Under the spell of the objectivity
The notion of ”objective reality” refers to anything that exists as it is independent of any
conscious awareness, perception. ”Subjective reality” is related to anything depending upon some conscious awareness. Objectivity is associated with concepts such as reality, truth and reliability. Ranking of the tallest buildings in the world are easy, since it is based on verifiable facts, and we have a result what everybody will accept. (Well, we learn how to believe or not believe to secondary or ternary information sources. I have not measured the heights of the towers myself, but I am ready to accept that the actual source of information found on the web (44) is reliable:
1. Burj Khalifa, United Arab Emirates – 2,717 Feet
2. Shanghai Tower, China – 2,073 Feet
3. Makkah Royal Clock Tower, Saudi Arabia – 1,972 Feet
4. Ping An International Finance Centre, China – 1,965 Feet
5. Lotte World Tower, South Korea – 1,819 Feet
6. One World Trade Center, United States – 1,776 feet
Actually all the other web-pages show the same result.

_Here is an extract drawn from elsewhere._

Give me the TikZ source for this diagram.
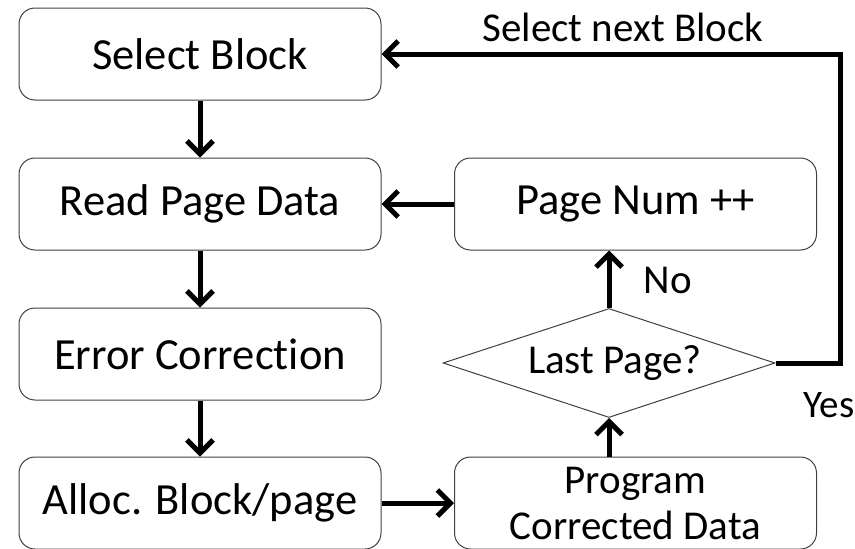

The rank of most influential people of all time shown by the Ranker site shows:
1. Jesus Christ
2. Albert Einstein
3. Isaac Newton
4. Leonardo da Vinci
5. Aristotle
6. Muhammad
This list is far from being objective. What about Napoleon, Hitler, Stalin, Churchill, Darwin etc. ? The ranked list of tall buildings is objective, and it approaches well what we accept as ”truth”. We feel that trying to create an objective ranking has a higher value, than a subjective one. A person who argues based on a subjective viewpoint sees things only from their own perspective, loaded with all biases. Of course, subjective is not identical to random. When you read the list of the six most influential people you were not surprised by seeing any of the names, even if you missed somebody else. Seeing on this list the name of Péter Érdi you might think, that the list is random, extremely subjective or most likely manipulated.
Philosophers gave up the attractive concept of absolute objectivity, still mathematicians
study the problem of the science of objective ranking45. Nobody is perfect, there is no individual can be fully unbiased.
Draft: Social ranking in animal and human societies
Comments would much be appreciated: Social ranking in animal and human societies
Social dominance orientation
Social dominance orientation (SDO) measures social and political attitudes. Measurement is a procedure, when a number is assigned to an object, event, attitude etc. It is measured by a so-called Lickert scale, what social psychologists use base to generate scales from responses to statements. A frequently used version permits five answers (strongly disagree; disagree; neither agree nor disagree; agree, strongly agree). To generate a scale, numbers are assigned to each answer (from 1 to 5). Here are some textbook examples, you may check your attitude:
Western civilization has brought more progress than all other cultural traditions.
Lower wages for women and ethnic minorities simply reflect lower skill and education levels.
Patriotism is the most important qualification for a politician.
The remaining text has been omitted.